Using a large laser cutter, the line art file is applied to flat sheets of wood. The laser precisely cuts the design into individual components, transforming a single surface into a collection of interlocking shapes reminiscent of a jigsaw puzzle. Each element is then separated and painted by hand, allowing color to be applied with intention and control. This step reintroduces the human touch, balancing the mechanical accuracy of the laser with the subtle variations that come from manual painting. The process demands patience and spatial awareness, as every piece must ultimately align with the others to recreate the original image.
The final assembly brings these stages together, uniting digital planning, technological intervention, and traditional craftsmanship into a cohesive object.

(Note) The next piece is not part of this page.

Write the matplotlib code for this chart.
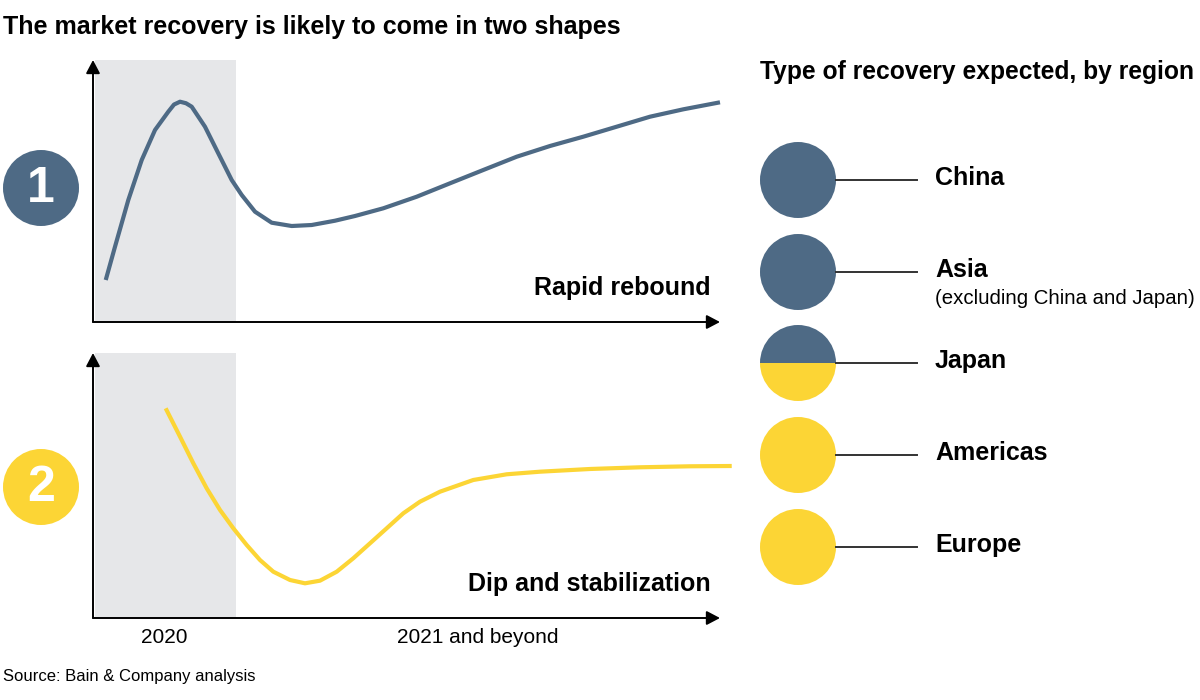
import matplotlib
matplotlib.use("Agg")
import matplotlib.pyplot as plt
from matplotlib.patches import Circle, Wedge, Rectangle

plt.rcParams['font.family'] = ['Liberation Sans', 'DejaVu Sans']

# ---- data ----
title = "The market recovery is likely to come in two shapes"
legend_title = "Type of recovery expected, by region"
source = "Source: Bain & Company analysis"
period_labels = ["2020", "2021 and beyond"]
shape_names = ["Rapid rebound", "Dip and stabilization"]

# curve 1: rapid rebound (index units, x 0-100, y 0-100)
rebound_x = [2.03, 3.51, 5.63, 7.77, 9.89, 12.01, 12.92, 13.88, 14.83, 15.74, 17.86, 19.98,
             22.12, 23.72, 25.84, 28.50, 31.69, 34.88, 38.60, 41.79, 46.30, 51.63, 56.94,
             62.25, 67.58, 72.89, 78.20, 83.52, 88.84, 94.15, 100.0]
rebound_y = [16.03, 28.74, 46.56, 61.83, 73.28, 80.27, 83.0, 84.08, 83.5, 82.18, 74.54, 64.39,
             54.20, 48.47, 42.10, 37.90, 36.64, 37.02, 38.66, 40.46, 43.40, 47.82, 52.94,
             58.02, 63.09, 67.18, 70.73, 74.54, 78.36, 81.18, 83.85]

# curve 2: dip and stabilization
dip_x = [11.59, 13.88, 16.00, 18.13, 20.26, 22.38, 24.51, 26.63, 28.76, 31.42, 33.81, 36.20,
         38.87, 41.51, 44.18, 46.84, 49.49, 52.15, 55.34, 60.65, 65.98, 71.29, 79.27,
         87.24, 95.22, 101.87]
dip_y = [79.13, 68.42, 58.38, 48.94, 40.75, 33.85, 27.55, 21.89, 17.47, 14.34, 13.09, 14.08,
         17.47, 22.53, 28.19, 33.85, 39.51, 43.89, 47.66, 52.08, 54.23, 55.21, 56.23,
         56.87, 57.25, 57.36]

shade_end = 22.8  # end of 2020 period on x index

regions = ["China", "Asia", "Japan", "Americas", "Europe"]
rebound_share = [1.0, 1.0, 0.5, 0.0, 0.0]
region_notes = ["", "(excluding China and Japan)", "", "", ""]

BLUE = "#4E6A85"
YELLOW = "#FCD535"
SHADE = "#E6E7E9"
W, H = 1200, 700

fig = plt.figure(figsize=(12, 7), dpi=100)
fig.patch.set_facecolor("white")

# overlay axes in pixel coords for annotation elements
ov = fig.add_axes([0, 0, 1, 1])
ov.set_xlim(0, W)
ov.set_ylim(H, 0)
ov.axis("off")

ARROW = "-|>,head_length=0.8,head_width=0.42"


def panel(left, top, right, bottom, x, y, color, label):
    ax = fig.add_axes([left / W, (H - bottom) / H, (right - left) / W, (bottom - top) / H])
    ax.set_xlim(0, 100)
    ax.set_ylim(0, 100)
    ax.axis("off")
    ax.add_patch(Rectangle((0.3, 0), shade_end - 0.3, 100, facecolor=SHADE, edgecolor="none", zorder=0))
    ax.plot(x, y, color=color, lw=3.0, solid_capstyle="butt", solid_joinstyle="round",
            clip_on=False, zorder=3)
    ax.annotate("", xy=(0, 100), xytext=(0, 0), annotation_clip=False,
                arrowprops=dict(arrowstyle=ARROW, color="black",
                                lw=1.4, shrinkA=0, shrinkB=0), zorder=4)
    ax.annotate("", xy=(100, 0), xytext=(0, 0), annotation_clip=False,
                arrowprops=dict(arrowstyle=ARROW, color="black",
                                lw=1.4, shrinkA=0, shrinkB=0), zorder=4)
    ax.text(98.5, 13, label, ha="right", va="center", fontsize=18, fontweight="bold", color="black")
    return ax


ax1 = panel(93, 60, 720, 322, rebound_x, rebound_y, BLUE, shape_names[0])
ax2 = panel(93, 353, 720, 618, dip_x, dip_y, YELLOW, shape_names[1])

# period labels under bottom axis
ax2.text(11.4, -7.5, period_labels[0], ha="center", va="center", fontsize=15, clip_on=False)
ax2.text(61.4, -7.5, period_labels[1], ha="center", va="center", fontsize=15, clip_on=False)

# number circles
for cy, col, num in [(188, BLUE, "1"), (487, YELLOW, "2")]:
    ov.add_patch(Circle((41, cy), 38, facecolor=col, edgecolor="none"))
    ov.text(41, cy + 1, num, ha="center", va="center", color="white", fontsize=36, fontweight="bold")

# titles
ov.text(3, 27, title, ha="left", va="center", fontsize=18, fontweight="bold")
ov.text(760, 72, legend_title, ha="left", va="center", fontsize=17.7, fontweight="bold")
ov.text(3, 677, source, ha="left", va="center", fontsize=12)

# region circles
ys = [180, 272, 363, 455, 547]
cx, r = 798, 38
for name, share, note, cy in zip(regions, rebound_share, region_notes, ys):
    if share >= 1:
        ov.add_patch(Circle((cx, cy), r, facecolor=BLUE, edgecolor="none"))
    elif share <= 0:
        ov.add_patch(Circle((cx, cy), r, facecolor=YELLOW, edgecolor="none"))
    else:
        ov.add_patch(Wedge((cx, cy), r, 180, 360, facecolor=BLUE, edgecolor="none"))
        ov.add_patch(Wedge((cx, cy), r, 0, 180, facecolor=YELLOW, edgecolor="none"))
    ov.plot([cx + r, 917], [cy, cy], color="#333333", lw=1.4)
    ov.text(935, cy - 2, name, ha="left", va="center", fontsize=18, fontweight="bold")
    if note:
        ov.text(935, cy + 26, note, ha="left", va="center", fontsize=14.7)

fig.savefig("out.png", dpi=100, facecolor="white")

When reassembled, the painted wooden elements form a finished artwork that carries both visual flatness and physical presence. This hybrid method reinforces the themes embedded in the imagery itself. Just as the American West is reconsidered through contemporary aesthetics, traditional woodworking is recontextualized through digital design and modern tools. The finished pieces stand as objects as much as images, emphasizing materiality while maintaining the graphic strength associated with Western Pop Art and Americana.
Dollar Davis: Exhibitions, Influence, and a Modern Western Legacy
Dollar Davis’s work has reached a wide audience through exhibitions across California and the American Southwest, reflecting the broad appeal of his visual language. Recent highlights include participation in the Oceanside Museum of Art’s Surf Art: Exploring Southern California’s Coastal Culture in 2025, as well as the Triton Museum of Art’s juried Salon at the Triton. Additional exhibitions at institutions and galleries such as the Albuquerque Museum, Art Scene West Gallery, and Dorado 806 Gallery have further solidified his presence within regional and national art conversations. These venues have provided platforms for his work to engage viewers from diverse backgrounds, each bringing their own associations with Western imagery.
Earlier exhibitions reveal a steady trajectory of recognition and growth. Appearances at the Los Angeles Municipal Art Gallery, La Luz de Jesus Gallery, and Joshua Tree National Park introduced his work to audiences attuned to both contemporary and experimental practices. Repeated inclusion in Western Gallery’s New Western Talent exhibitions underscored his role in reshaping how the genre is perceived. Alongside these exhibitions, juried awards such as a second place honor at Joshua Tree National Park in 2022 and a Bronze Award from Camelback Gallery have acknowledged the strength and originality of his approach.
Underlying this exhibition history is a consistent set of artistic influences that continue to shape the work’s atmosphere and tone. The revolutionary musical scores of Ennio Morricone and Sergio Leone’s iconic interpretation of the American Western in cinema inform the mood and pacing of Dollar Davis’s imagery. Rather than direct imitation, these influences manifest as a shared sense of tension, stillness, and drama. Through this synthesis of sound, film, design, and craft, Brian Davis continues to expand the world of Dollar Davis, offering a contemporary vision of the West that feels graphic, mythic, and grounded in thoughtful execution.